In Southern Germany the Friday after Ascension Day is known as Blutfreitag – ‘Blood Friday’. At Weingarten, just north of Lake Constance, there is the most remarkable pilgrimage and procession of the relic of the Precious Blood: the largest equestrian pilgrimage in the whole of Europe.

This year there were 2336 horses, ridden by members of the Equestrian Guild. They escorted the relic, which was carried by the parish priest of the great Basilica of St Martin at Weingarten. It was until very recently a Benedictine Abbey. The priest is traditionally mounted on a white horse, and blesses pilgrims with the relic along the route. Local parishes from the twin towns of Weingarten and Ravensburg, and from villages around, form the procession.

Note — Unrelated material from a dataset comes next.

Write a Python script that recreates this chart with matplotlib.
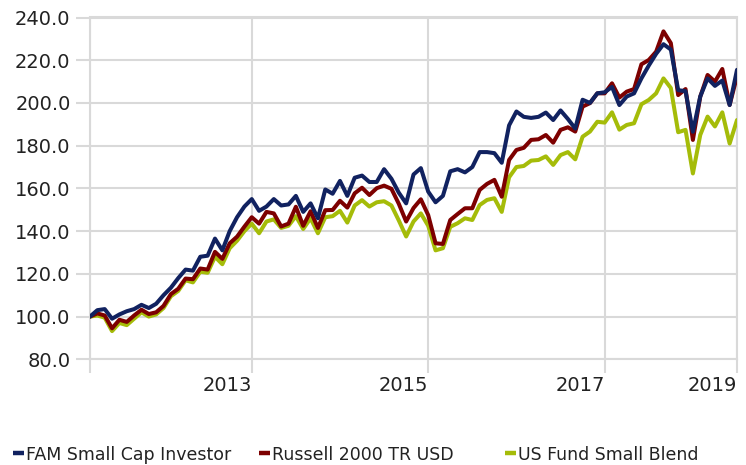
import matplotlib
matplotlib.use("Agg")
import matplotlib.pyplot as plt
from matplotlib.lines import Line2D
import numpy as np

# ---- data (monthly growth of 100) ----
fam = [100, 103, 103.5, 99, 101, 102.5, 103.5, 105.5, 104, 106,
       110, 113.5, 118, 122, 121.5, 128, 128.5, 136.5, 131, 140,
       146.5, 151.5, 155, 149.5, 151.5, 155, 152, 152.5, 156.5, 149,
       153, 146, 159.5, 157.5, 163.5, 156.5, 165, 166, 163, 163,
       169, 164.5, 158, 153, 166.5, 169.5, 158.5, 153.5, 156.5, 168,
       169, 167.5, 170, 177, 177, 176.5, 172, 189.5, 196, 193.5,
       193, 193.5, 195.5, 192, 196.5, 192.5, 188, 201.5, 200, 204.5,
       205, 207.5, 199, 203, 204.5, 211.5, 217.5, 223, 227.5, 225,
       206, 205.5, 186.5, 203, 211.5, 208, 210.5, 199, 215.5]

russell = [100, 101.5, 100.5, 94.5, 98.5, 97.5, 100.5, 103.2, 101.2, 102,
           105, 110.5, 113, 117.8, 117.5, 122.5, 122, 130.3, 127, 134.3,
           137.4, 142.1, 146.5, 143.5, 149, 148.3, 142.2, 143.5, 151.4, 142.5,
           149.3, 141.5, 149.8, 149.9, 154.2, 151, 157.7, 160.3, 156.9, 160.1,
           161.3, 159.8, 152.8, 144.5, 150.8, 154.9, 147.5, 134.3, 134, 145.2,
           148, 150.7, 150.7, 159.3, 162.1, 164, 156.1, 173.3, 178, 179,
           182.7, 183, 185, 181.4, 187.4, 188.6, 186.6, 198.3, 199.9, 204.5,
           204.5, 209.2, 202.5, 205.3, 206.5, 218.1, 220.1, 224, 233.5, 228,
           203.7, 206.5, 182.7, 202.9, 213.1, 210, 215.9, 199.1, 212.5]

blend = [100, 100.5, 99.5, 93.2, 97, 96, 99, 102, 100, 101,
         104, 109.5, 112, 117, 116, 121, 120.5, 128, 124.5, 132,
         135.5, 140, 143.5, 139, 144.5, 145.5, 141.5, 142.5, 147, 141,
         146, 139, 146.5, 147, 149.5, 144, 152, 154.5, 151.5, 153.5,
         154, 152, 145, 137.5, 144.5, 148.3, 142.5, 131, 132, 142,
         143.7, 146, 145.2, 152.2, 154.6, 155.4, 149, 165.2, 170, 170.5,
         173, 173.3, 175, 171, 175.6, 177, 173.6, 184.2, 186.6, 191.2,
         190.8, 195.6, 187.5, 189.7, 190.5, 199.4, 201.4, 204.5, 211.5, 207,
         186.3, 187.4, 167, 185, 193.6, 189, 195.6, 181, 192]

series_names = ["FAM Small Cap Investor", "Russell 2000 TR USD", "US Fund Small Blend"]
series_colors = ["#112260", "#7d0000", "#a5bc09"]

x_tick_pos = [0, 22, 46, 70, 88]
x_tick_labels = ["", "2013", "2015", "2017", "2019"]
y_ticks = [80, 100, 120, 140, 160, 180, 200, 220, 240]

# ---- figure ----
W, H = 746, 465
fig = plt.figure(figsize=(W / 100, H / 100), dpi=100)
ax = fig.add_axes([90 / W, 1 - 359.3 / H, (737 - 90) / W, (359.3 - 17.5) / H])

grid_c = "#d9d9d9"
x = np.arange(len(fam))
data = [fam, russell, blend]
# draw in reverse order so FAM is on top
for vals, c, z in zip(data[::-1], series_colors[::-1], [3, 4, 5]):
    ax.plot(x, vals, color=c, lw=2.9, solid_joinstyle="round",
            solid_capstyle="round", zorder=z)

ax.set_xlim(0, 88)
ax.set_ylim(80, 240)
ax.set_yticks(y_ticks)
ax.set_yticklabels([f"{v:.1f}" for v in y_ticks])
ax.set_xticks(x_tick_pos)
ax.set_xticklabels(x_tick_labels)
for lab in ax.get_xticklabels():
    lab.set_horizontalalignment("right")

ax.grid(True, color=grid_c, lw=1.5, zorder=1)
for s in ax.spines.values():
    s.set_color(grid_c)
    s.set_linewidth(1.5)
ax.tick_params(axis="both", colors=grid_c, width=1.5, length=10,
               labelcolor="#222222", labelsize=14)
ax.tick_params(axis="y", pad=4)
ax.tick_params(axis="x", pad=2)

# ---- legend (manual, evenly spaced items) ----
for i, (name, c) in enumerate(zip(series_names, series_colors)):
    x0 = 13 + 246 * i
    fig.add_artist(Line2D([x0 / W, (x0 + 11) / W], [1 - 452.5 / H] * 2,
                          color=c, lw=3.2, solid_capstyle="butt"))
    fig.text((x0 + 13) / W, 1 - 455 / H, name, fontsize=12.5,
             color="#222222", va="center", ha="left")

fig.savefig("out.png", dpi=100)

This year there were a hundred parish groups. Each had its own equestrian guild carrying banners, followed by large parish bands, and then the parish clergy. The clergy were also on horseback, in cassocks, cottas, and red stoles. They were accompanied by similarly mounted servers, with the smallest in scarlet cassocks and cottas riding appropriately-sized ponies. The pilgrimage route is thirteen kilometres long, and the procession took some three hours to pass by the town-hall balcony where the bishops, ecumenical guests, local Burgermeisters and other guests were gathered. It is estimated that around 25,000 people took part in this year’s pilgrimage.

How did this remarkable pilgrimage originate, and what is its history? The story goes back over a thousand years, when in 1074 the princess Judith, a daughter of Baldwin IV, Count of Flanders, came to Weingarten to marry Welf, Duke of Bavaria. She came bringing the precious relic from Flanders as part of her dowry, and was accompanied, it is said, by 3,000 horses. Judith had an English connection, having been previously married to Tostig, the Earl of Northumbria and the brother of King Harold, who was killed at the battle of Stamford Bridge, just before the Battle of Hastings.

The relic of the Precious Blood preserved at Weingarten was originally part of the relic of the Precious Blood at Mantua, where the relic is venerated in procession on Good Friday. The diocese of Mantua is still represented at Weingarten by clergy and riders. According to tradition the Mantua relic had been originally preserved by Longinus, the soldier who pierced the side of Christ with a spear, who brought it to Mantua. Lost for centuries, the relic was discovered in 804, and then hidden again because of hostile invasions. It was rediscovered in the eleventh century, when Pope Leo IX and the Holy Roman Emperor Henry III came to venerate it. A part of the Mantua relic was given in 1055 to the Emperor, who in turn gave it to Baldwin of Flanders and thence to the Princess Judith. Weingarten Abbey was endowed with many relics, books, and treasures by the Princess Judith – but the relic of the Precious Blood was the most valued and venerated. In England King Henry III gave a relic of the Precious Blood to Westminster Abbey, and the Abbey of Hailes in Gloucestershire, which also had a relic of the Precious Blood, became a centre of mediaeval pilgrimage.

Blutfreitag in Weingarten shows that devotion to the Precious Blood is still powerful, a tangible reminder of the Cross and Passion of Christ, and of the sacrificial cost of our redemption.  It reminds us no less of those who by martyrdom in many centuries – not least our own times – have witnessed in their dying to their faith in Christ.